- Task brief: Identify each line holding the string "this" and copy it.

- Dataset excerpt:
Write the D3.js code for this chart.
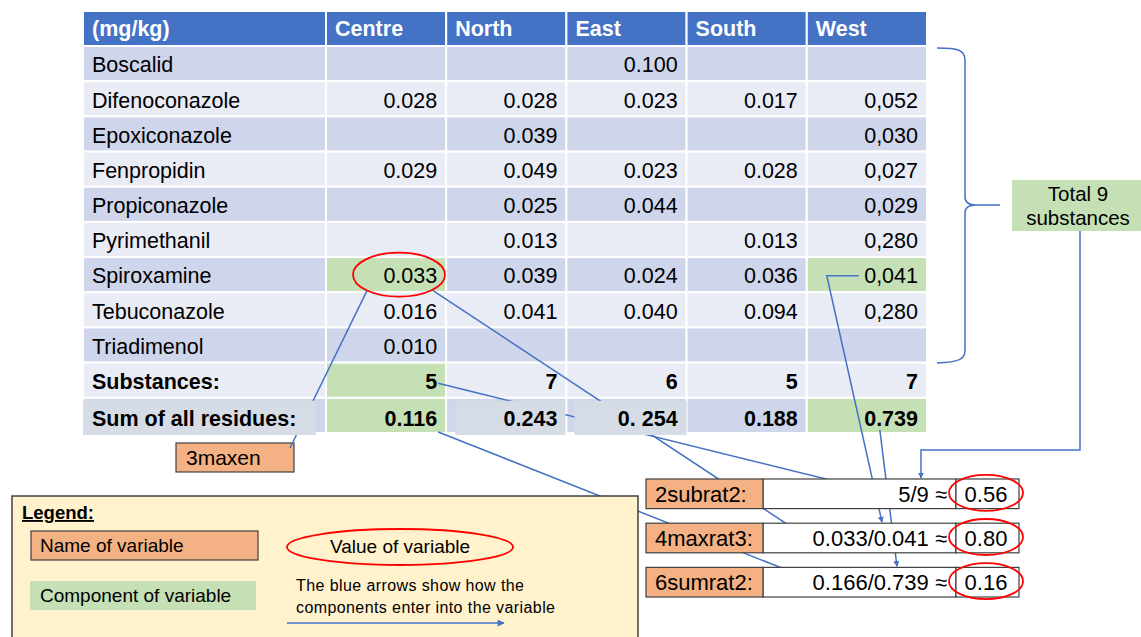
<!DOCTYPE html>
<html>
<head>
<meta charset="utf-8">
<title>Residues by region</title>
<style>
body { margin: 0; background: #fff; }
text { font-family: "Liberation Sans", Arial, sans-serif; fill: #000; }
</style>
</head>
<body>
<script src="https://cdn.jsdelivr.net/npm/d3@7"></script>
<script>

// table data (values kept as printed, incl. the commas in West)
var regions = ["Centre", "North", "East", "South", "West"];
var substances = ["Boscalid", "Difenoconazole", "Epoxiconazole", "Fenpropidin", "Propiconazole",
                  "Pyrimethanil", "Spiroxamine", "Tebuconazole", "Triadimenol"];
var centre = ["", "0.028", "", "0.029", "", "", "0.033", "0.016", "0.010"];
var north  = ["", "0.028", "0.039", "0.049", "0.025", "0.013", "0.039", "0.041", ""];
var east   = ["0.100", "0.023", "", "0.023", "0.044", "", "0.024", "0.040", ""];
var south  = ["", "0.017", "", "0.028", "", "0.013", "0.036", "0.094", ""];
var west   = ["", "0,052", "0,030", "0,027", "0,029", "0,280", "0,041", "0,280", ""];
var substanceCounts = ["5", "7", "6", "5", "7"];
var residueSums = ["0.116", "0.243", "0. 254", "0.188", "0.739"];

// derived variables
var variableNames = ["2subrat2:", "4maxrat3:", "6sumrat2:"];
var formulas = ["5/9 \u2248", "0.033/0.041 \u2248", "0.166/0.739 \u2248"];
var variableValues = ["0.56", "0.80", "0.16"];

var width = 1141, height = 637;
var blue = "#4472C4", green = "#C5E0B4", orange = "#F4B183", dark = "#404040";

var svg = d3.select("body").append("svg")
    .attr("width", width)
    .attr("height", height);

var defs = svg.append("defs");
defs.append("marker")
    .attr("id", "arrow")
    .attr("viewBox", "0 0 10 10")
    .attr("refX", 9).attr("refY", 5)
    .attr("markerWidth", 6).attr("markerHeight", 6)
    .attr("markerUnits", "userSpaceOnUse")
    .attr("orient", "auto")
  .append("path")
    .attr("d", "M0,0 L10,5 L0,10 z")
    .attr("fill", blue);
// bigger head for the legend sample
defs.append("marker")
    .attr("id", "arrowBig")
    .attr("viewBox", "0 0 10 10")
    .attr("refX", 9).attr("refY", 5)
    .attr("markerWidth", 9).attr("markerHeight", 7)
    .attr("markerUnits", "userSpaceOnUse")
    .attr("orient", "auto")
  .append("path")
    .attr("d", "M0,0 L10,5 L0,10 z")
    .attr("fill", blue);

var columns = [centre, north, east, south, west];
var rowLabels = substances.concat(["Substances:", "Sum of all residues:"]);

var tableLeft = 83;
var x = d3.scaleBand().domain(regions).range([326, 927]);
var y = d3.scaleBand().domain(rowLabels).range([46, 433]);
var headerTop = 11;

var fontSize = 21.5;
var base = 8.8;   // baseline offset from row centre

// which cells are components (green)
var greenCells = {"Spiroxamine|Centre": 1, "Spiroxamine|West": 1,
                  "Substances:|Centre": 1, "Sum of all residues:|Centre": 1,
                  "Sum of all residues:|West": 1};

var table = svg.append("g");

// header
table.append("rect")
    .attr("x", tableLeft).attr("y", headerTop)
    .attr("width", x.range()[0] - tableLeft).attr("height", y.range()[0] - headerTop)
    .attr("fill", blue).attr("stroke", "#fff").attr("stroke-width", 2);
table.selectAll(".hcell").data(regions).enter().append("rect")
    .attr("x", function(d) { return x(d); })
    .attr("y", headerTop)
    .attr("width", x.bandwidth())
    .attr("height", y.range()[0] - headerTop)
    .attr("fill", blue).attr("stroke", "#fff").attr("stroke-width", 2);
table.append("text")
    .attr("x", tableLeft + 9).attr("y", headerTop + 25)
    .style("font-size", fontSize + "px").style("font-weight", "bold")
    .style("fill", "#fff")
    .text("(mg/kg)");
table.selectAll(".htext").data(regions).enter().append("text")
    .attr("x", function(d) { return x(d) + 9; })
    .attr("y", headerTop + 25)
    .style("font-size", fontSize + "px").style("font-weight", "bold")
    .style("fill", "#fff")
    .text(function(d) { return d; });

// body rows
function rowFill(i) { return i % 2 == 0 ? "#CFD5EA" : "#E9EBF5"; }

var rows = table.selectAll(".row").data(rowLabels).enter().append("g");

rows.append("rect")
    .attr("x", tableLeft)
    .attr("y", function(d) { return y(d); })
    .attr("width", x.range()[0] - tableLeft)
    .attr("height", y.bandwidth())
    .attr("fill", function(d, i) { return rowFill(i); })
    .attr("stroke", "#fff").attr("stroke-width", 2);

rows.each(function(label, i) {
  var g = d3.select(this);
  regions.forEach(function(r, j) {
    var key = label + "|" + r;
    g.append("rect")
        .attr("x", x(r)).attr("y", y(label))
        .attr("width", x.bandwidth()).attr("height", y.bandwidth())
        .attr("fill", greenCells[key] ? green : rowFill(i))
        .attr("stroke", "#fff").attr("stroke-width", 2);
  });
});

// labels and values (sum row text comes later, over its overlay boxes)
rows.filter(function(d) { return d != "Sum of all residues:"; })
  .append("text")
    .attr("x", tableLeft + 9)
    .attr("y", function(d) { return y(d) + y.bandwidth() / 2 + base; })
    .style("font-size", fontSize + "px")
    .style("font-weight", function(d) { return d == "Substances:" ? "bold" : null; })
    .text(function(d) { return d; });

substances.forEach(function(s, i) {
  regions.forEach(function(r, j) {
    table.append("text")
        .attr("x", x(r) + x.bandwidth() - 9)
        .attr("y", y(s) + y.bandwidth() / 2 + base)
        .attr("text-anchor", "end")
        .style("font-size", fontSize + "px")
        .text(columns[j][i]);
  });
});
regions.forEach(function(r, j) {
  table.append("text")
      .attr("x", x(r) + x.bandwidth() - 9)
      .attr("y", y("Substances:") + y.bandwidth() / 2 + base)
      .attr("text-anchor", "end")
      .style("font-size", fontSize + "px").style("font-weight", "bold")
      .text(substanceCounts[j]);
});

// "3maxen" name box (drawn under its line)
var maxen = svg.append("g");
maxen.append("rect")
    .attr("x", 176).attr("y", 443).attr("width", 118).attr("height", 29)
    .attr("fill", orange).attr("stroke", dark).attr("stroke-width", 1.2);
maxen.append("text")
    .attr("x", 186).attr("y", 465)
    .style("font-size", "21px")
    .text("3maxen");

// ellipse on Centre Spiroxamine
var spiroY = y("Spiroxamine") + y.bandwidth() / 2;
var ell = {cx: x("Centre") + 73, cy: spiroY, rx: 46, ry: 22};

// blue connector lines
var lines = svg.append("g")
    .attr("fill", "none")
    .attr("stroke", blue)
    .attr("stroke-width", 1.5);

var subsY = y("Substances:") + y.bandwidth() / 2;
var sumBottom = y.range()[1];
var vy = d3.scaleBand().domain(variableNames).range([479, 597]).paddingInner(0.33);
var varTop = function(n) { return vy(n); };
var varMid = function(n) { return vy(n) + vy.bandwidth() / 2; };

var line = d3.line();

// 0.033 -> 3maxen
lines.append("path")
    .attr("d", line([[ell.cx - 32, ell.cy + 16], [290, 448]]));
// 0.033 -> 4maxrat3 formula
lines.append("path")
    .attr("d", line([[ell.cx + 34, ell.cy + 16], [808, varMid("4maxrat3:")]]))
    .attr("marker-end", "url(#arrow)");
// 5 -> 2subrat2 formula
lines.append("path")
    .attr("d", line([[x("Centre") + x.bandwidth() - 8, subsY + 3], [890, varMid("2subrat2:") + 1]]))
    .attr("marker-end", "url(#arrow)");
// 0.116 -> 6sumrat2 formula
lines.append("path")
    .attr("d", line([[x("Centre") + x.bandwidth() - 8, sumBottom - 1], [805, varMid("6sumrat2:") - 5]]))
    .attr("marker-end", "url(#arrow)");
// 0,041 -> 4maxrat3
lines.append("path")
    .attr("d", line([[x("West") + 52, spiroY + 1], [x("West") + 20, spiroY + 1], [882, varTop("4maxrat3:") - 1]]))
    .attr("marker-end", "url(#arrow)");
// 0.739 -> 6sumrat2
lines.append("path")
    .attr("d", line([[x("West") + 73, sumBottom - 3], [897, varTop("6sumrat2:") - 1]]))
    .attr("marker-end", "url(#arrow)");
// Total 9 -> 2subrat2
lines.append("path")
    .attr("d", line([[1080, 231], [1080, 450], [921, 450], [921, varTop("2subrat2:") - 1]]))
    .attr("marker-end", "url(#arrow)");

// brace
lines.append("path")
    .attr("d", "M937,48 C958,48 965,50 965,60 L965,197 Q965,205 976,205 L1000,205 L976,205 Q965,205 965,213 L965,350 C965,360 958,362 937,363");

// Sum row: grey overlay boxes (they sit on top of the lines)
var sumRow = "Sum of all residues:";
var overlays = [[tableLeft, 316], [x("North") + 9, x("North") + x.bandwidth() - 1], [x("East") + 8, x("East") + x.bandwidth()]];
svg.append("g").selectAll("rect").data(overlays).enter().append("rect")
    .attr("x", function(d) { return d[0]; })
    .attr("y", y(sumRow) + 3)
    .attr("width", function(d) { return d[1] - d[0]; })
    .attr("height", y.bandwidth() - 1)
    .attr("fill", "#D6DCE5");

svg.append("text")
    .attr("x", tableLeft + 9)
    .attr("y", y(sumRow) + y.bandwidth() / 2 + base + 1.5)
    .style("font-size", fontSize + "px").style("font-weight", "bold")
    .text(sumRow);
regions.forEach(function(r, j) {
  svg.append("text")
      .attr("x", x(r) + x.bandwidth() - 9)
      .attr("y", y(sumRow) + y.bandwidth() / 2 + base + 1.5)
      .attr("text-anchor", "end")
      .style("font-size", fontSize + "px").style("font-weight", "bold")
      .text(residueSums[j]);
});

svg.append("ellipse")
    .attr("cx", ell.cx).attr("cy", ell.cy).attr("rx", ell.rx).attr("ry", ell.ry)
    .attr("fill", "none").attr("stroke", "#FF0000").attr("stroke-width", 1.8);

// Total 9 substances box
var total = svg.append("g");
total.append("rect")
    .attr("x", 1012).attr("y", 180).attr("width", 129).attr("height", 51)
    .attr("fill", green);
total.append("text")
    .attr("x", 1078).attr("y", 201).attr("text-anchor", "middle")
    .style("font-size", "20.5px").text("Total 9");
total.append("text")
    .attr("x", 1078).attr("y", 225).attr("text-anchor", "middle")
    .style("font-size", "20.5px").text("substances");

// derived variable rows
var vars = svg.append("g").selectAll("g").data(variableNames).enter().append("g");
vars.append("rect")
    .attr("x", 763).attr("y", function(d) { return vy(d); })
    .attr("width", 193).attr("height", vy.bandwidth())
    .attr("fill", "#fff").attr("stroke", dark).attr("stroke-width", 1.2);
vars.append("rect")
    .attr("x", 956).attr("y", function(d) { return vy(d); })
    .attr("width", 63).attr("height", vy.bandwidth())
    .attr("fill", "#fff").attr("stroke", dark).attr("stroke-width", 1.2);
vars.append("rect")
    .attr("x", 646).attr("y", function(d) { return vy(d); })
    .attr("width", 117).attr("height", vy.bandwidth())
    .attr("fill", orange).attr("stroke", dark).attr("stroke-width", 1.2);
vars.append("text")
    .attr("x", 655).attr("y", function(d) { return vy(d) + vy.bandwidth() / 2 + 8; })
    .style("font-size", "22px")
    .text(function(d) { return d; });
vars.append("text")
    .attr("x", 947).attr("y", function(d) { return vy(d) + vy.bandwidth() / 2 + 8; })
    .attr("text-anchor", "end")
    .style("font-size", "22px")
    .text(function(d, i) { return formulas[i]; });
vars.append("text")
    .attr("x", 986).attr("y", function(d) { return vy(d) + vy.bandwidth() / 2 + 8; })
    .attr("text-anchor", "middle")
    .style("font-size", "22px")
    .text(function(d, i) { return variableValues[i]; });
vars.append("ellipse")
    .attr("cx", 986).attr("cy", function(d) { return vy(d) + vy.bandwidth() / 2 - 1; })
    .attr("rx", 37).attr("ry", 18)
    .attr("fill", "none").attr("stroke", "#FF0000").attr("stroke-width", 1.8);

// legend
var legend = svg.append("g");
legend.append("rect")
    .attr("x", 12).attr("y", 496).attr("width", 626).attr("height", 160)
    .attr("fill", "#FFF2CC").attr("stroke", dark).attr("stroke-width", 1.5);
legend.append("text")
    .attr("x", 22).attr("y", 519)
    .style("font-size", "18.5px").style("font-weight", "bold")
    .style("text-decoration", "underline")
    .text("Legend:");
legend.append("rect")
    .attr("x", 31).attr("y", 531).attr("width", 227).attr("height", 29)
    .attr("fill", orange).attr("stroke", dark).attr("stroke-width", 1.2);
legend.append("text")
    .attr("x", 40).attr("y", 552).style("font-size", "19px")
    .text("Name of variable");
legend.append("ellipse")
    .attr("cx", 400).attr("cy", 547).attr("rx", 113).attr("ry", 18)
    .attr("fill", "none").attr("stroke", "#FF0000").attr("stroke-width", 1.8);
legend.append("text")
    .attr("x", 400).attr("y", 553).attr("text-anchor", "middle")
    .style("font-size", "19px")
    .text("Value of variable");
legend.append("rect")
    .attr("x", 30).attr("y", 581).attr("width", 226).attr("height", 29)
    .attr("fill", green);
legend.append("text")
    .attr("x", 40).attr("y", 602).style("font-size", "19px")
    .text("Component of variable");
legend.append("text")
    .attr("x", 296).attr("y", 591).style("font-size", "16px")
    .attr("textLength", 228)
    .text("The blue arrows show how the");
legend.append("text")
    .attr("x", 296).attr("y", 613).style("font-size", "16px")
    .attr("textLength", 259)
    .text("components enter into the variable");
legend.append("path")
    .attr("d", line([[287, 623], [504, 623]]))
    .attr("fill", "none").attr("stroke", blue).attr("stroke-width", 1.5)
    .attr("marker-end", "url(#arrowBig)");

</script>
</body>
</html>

- The completed task:
Write the D3.js code for this chart.
  var g = d3.select(this);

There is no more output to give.